2023-12-07: While reviewing this patch, we discovered two more minor
vulnerabilities in the same function (an off-by-one buffer overflow and
an integer overflow). We immediately sent an analysis, proof of concept,
and patch proposal to Red Hat Product Security, and suggested that we
directly involve the glibc security team.

2023-12-08: Red Hat Product Security acknowledged receipt of our email,
and agreed that we should directly involve the glibc security team. We
contacted them on the same day, and they immediately replied with very
constructive comments.

2023-12-11: The glibc security team suggested that we postpone the
coordinated disclosure of all three vulnerabilities until January 2024
(because of the upcoming holiday season). We agreed.

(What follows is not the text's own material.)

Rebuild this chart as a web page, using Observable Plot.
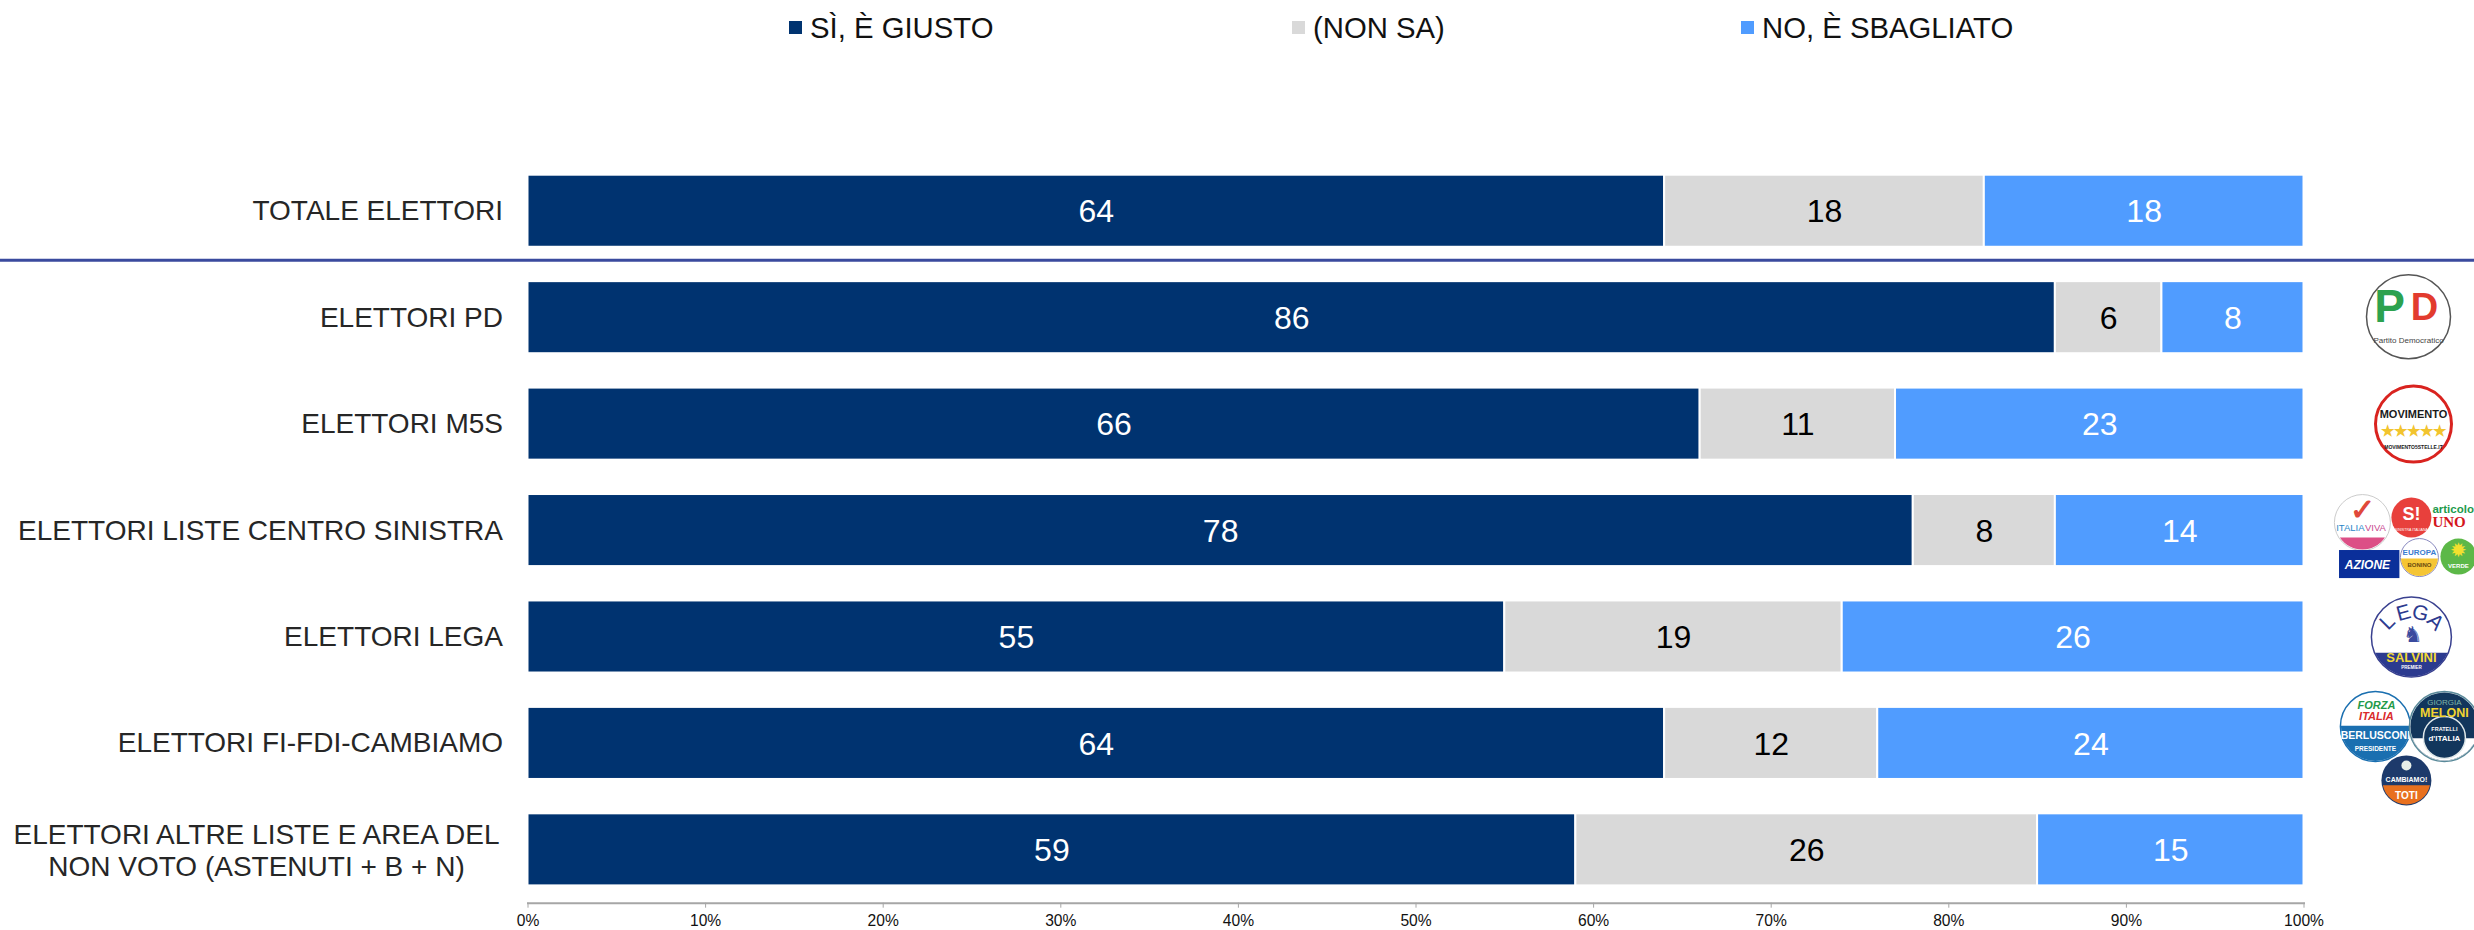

2023-12-13: Red Hat Product Security assigned CVE-2023-6779 to the
off-by-one buffer overflow and CVE-2023-6780 to the integer overflow in
__vsyslog_internal().

2024-01-04: We suggested either January 23 or January 30 for the
Coordinated Release Date of these vulnerabilities. The glibc developers
agreed on January 30.

2024-01-12: The glibc developers sent us an updated version of the
patches for these vulnerabilities.

2024-01-13: We reviewed these patches, and sent our feedback to the
glibc developers.

2024-01-15: The glibc developers sent us the final version of the
patches for these vulnerabilities.

2024-01-16: We sent these patches and a draft of our advisory to the
linux-distros@openwall. They immediately acknowledged receipt of our
email.

2024-01-30: Coordinated Release Date (18:00 UTC).